● Given records:
* * * * *

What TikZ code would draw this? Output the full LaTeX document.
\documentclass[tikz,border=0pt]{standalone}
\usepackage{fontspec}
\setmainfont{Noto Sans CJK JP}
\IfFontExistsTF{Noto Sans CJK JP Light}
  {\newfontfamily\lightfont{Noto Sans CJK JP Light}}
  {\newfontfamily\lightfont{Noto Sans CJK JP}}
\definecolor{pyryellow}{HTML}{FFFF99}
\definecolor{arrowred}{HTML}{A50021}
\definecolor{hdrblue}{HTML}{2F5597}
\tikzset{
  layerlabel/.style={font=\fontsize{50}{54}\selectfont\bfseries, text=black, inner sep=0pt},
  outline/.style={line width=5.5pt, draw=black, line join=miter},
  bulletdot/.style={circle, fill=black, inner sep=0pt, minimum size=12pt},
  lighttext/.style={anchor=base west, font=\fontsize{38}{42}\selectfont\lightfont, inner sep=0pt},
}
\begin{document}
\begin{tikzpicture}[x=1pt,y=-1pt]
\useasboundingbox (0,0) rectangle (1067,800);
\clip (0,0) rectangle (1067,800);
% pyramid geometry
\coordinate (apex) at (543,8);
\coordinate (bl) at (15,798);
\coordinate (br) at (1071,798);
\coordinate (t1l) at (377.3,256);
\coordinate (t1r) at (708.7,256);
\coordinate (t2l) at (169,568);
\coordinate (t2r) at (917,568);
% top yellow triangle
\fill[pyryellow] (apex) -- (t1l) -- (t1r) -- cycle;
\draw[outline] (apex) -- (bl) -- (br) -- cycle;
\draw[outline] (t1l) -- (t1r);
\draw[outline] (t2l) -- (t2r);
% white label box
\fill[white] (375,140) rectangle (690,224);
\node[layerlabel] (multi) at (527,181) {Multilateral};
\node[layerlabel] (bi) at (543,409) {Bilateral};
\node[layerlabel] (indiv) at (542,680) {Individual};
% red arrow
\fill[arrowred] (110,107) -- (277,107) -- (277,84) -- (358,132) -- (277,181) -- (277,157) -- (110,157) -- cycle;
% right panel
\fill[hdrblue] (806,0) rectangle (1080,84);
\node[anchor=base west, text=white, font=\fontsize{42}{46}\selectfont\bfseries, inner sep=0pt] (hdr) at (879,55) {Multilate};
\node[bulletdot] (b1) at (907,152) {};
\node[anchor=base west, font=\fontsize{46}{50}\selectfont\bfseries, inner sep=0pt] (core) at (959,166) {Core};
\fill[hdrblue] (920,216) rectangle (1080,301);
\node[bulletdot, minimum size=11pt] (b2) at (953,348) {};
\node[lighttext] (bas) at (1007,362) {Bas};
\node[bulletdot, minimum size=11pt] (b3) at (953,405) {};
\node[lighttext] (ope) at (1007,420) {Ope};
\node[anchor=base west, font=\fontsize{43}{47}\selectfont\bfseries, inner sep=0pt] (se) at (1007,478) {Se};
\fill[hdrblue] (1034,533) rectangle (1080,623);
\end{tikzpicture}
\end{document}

* * * * *

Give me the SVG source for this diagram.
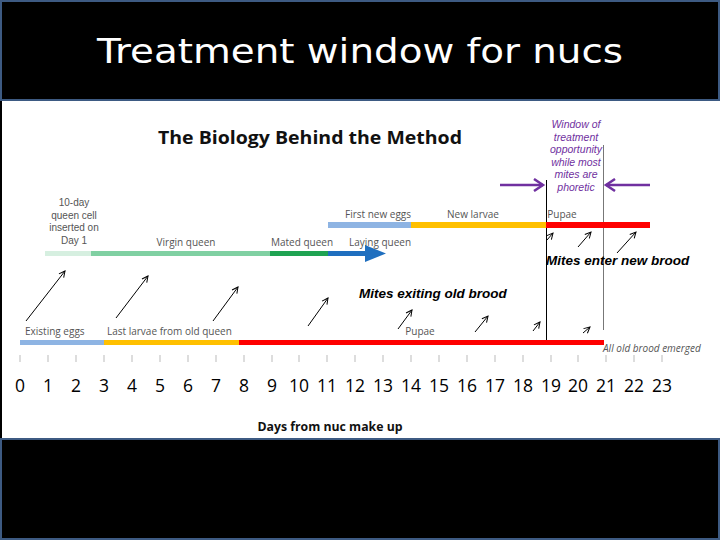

* * * * *

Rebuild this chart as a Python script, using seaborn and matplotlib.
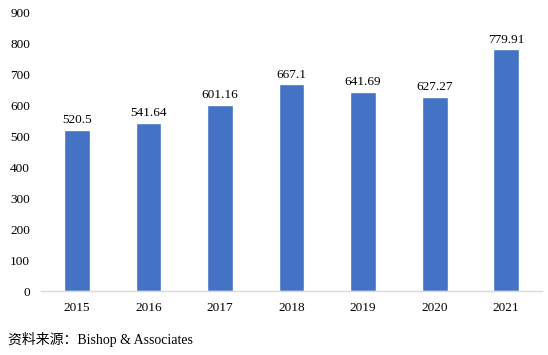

* * * * *

● Written task: Check every line of the data above for the string "this", and copy those that have it.

● The response:
What TikZ code would draw this? Output the full LaTeX document.
Give me the SVG source for this diagram.
Rebuild this chart as a Python script, using seaborn and matplotlib.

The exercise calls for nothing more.